Saturday, January 21, 2017

Abstracts of the papers that appeared in “Journal of Recreational Mathematics, Volume 1, Number 3, 1968"

Abstracts of the papers that appeared in “Journal of Recreational Mathematics, Volume 1, Number 3, 1968"

Abstracts were not included with the original papers, so all of the abstracts were written by Charles Ashbacher.

 “Of Knights and Cooks, and the Game of Checkers,” by Solomon W. Golomb
 A knight’s tour on a standard chessboard is where a knight is placed on a square and then moved so that it visits every square with no repeats. If the knight ends up at the starting square it is known as a closed tour and if it does not it is an open tour.
 In this paper a variety of related problems are considered. Knight’s tours on rectangles of various sizes and ways in which a set of knights can be placed on a board with no knight attacking any other are examined.
 A hybrid game of chess and checkers called “cheskers” that is played only on the black squares is examined. This game was invented by Golomb and a new piece called a “cook” had to be created as a knight cannot travel on this board. The cook moves three squares in one direction and one in the other so that it always remains on a black square. Cook’s tours and the placing of non-attacking cooks problems are also considered. 

“A Magic Square,” by William J. Mannke
 This paper presents an eight-by-eight magic square constructed by the numbers 1 through 64 where consecutive numbers appear in adjacent squares. In this case adjacent means across, down and diagonally. 

“Uncrossed Knight’s Tours,” by L. D. Yarbrough
 Knight’s tours on boards of various sizes from three-by-three to eight-by-eight where the paths do not cross each other are given.

“Doodling With Numbers,” by J. A. H. Hunter
 This paper contains a set of identities where sums and differences yield the value one and a set of sums where two identical representations in different bases yield a value where the same representation is in a different base.
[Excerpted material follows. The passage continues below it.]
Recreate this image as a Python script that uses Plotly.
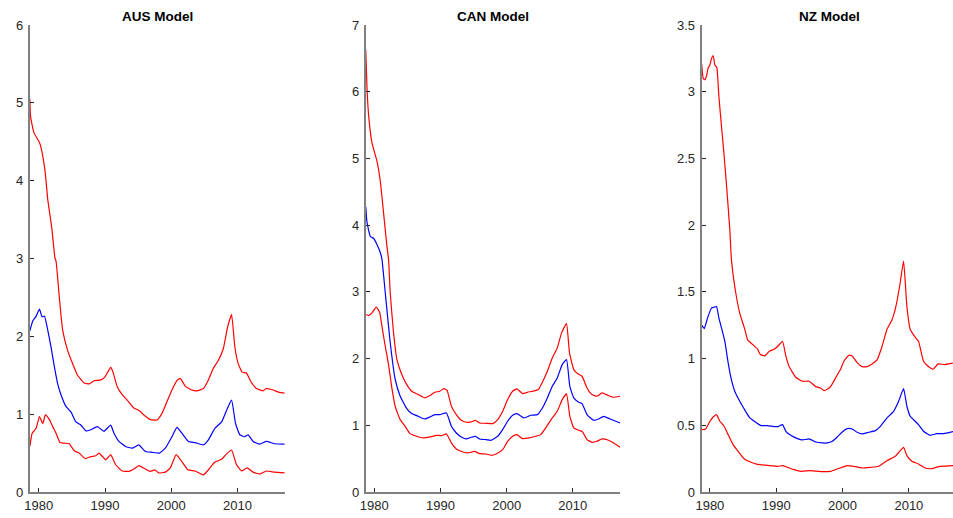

“Generalized Fibonacci Numbers and the Polygonal Numbers,” by V. E. Hoggatt, Jr.
 The generalized Fibonacci numbers are defined by the recurrence relation
S(1) = 1, S(2) = 1, S(3) = 2, . . . , S(r) = 2^(r-2), S(r+1) = 2^(r-1).
Some power and summation identities for the generalized Fibonacci numbers are given.
The polygonal numbers are defined by the recurrence formula
P(1,r) = 1, P(n + 1,r) = P(n,r) + n(r – 2) + 1,
where r >= 3 is the number of sides of the polygon. Additional properties of these numbers are then described. 

“Nine-Digit Determinants Equal to 3,” by Charles W. Trigg
 The nine positive digits can be placed into a three-by-three array in 9! ways. It is then possible to compute the determinants of these arrays and the emphasis here is on the arrays where the determinants are equal to three. 

“From Forests to Matches,” by Ronald C. Read
 Graph theory is the area of mathematics where figures are made by using a set of nodes and a set of connections between them. The connections can be drawn as either straight or curved segments, depending on the contextual need. The first part of the paper contains some of the basic properties of graphs.
 The second part of the paper involves the determination of how many distinct graphs can be created using a specific number of matchsticks, which correspond to the edges. Since the number of nodes can vary, there is a table of (n = nodes, k = edges) values. A large number of figures are included. 

“Automorphic Numbers,” by Vernon deGuerre and R. A. Fairbairn
 An automorphic number is a number n such that the end of the square of n is equal to n. For example, 25 * 25 = 625, so 25 is automorphic. An analysis of the structure of automorphic numbers in base 10 as well as other bases and tables of all automorphic numbers up to 1000 digits in bases 6, 10 and 12 are included. 

“Division of Integers by Transposition,” by Charles W. Trigg
 There are numbers N such that if the leading digit d is transposed to the trailing end, the result is N / d. Methods for identifying such numbers and a list of some of them in various bases are given. 

“Tangrams,” by Harry Lindgren
 The set of seven pieces into which a square can be divided is known as the tans and the set of figures that they can be used to construct are called tangrams. These pieces have been around for some time and in this paper a method of numbering the tangrams for reference purposes is given.